Categories of Special Interest
In Use As
1825 - 1845
Corner-sited Methodist church and school, built c.1835, sharing same façade. Two-bay three-storey school to north-east end, having entrance door in first floor, and church to south-west end having three-bay gable-front and having projecting gabled porch to central bay. Pitched slate and artificial slate roofs having cut limestone pediments to school and church, with modillions to sloping sides and to base, roof having cast-iron and replacement uPVC rainwater goods. Dressed limestone walling to front elevation with limestone plinth. Low buttresses to corners of porch, with ashlar quoins and kneelers. Blank raised plaques to above end windows of church and plaque between upper floors of school inscribed 'School House'. Spired pinnacle with metal weather vane to pediment of church. Blank lined-and-ruled rendered walls to south-west elevation having dressed limestone quoins. Round-headed window openings to front elevation, except for round heads to top floor of school, having limestone sills, surrounds and voussoirs with replacement timber and uPVC windows to school and lead-lined stained-glass windows to church within timber casement frames. Top floor of school has stone lintels. Square-headed window openings to side elevations of porch having tooled limestone sills, block-and-start surrounds, stone lintels and replacement uPVC windows. Pointed-arch door opening to porch having tooled chamfered limestone block-and-start surround with limestone steps and double-leaf timber panelled doors. Round-headed door opening to first floor of school having limestone surround and voussoirs with timber panelled door and spoked fanlight, approached by recent concrete steps. Painted rendered interior walls and ceiling with timber crucifix to rear.
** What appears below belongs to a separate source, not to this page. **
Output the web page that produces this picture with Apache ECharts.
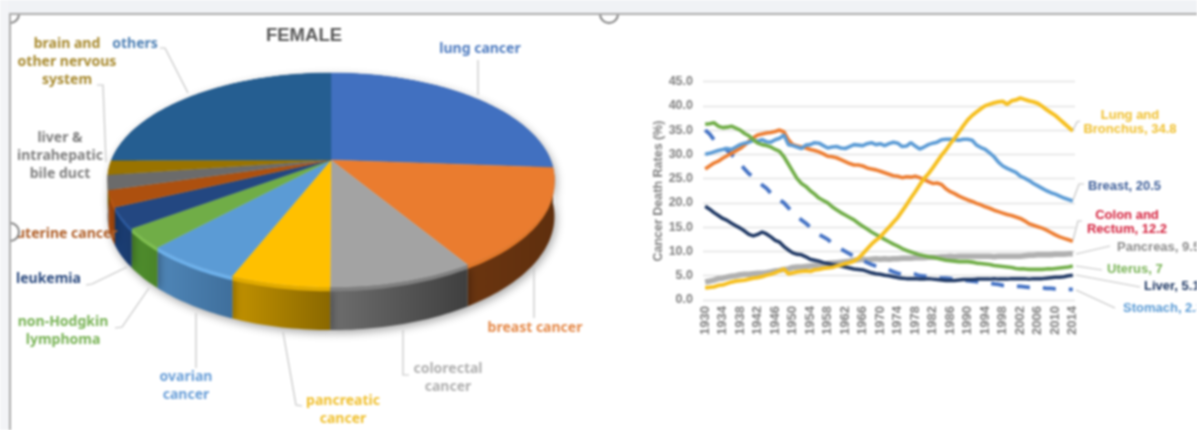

This combined church and school is most unusual and adds significantly to the architectural variety of the city. The school may be a later structure, as suggested by the junction between the two structures. The building displays simple Classical detailing in its round-headed openings. The assymetrical fenestration of the whole makes this one of the more interesting buildings in the area around Eyre Square and the building is enhanced by the various plaques and by the varied openings to the porch and top floor of the school.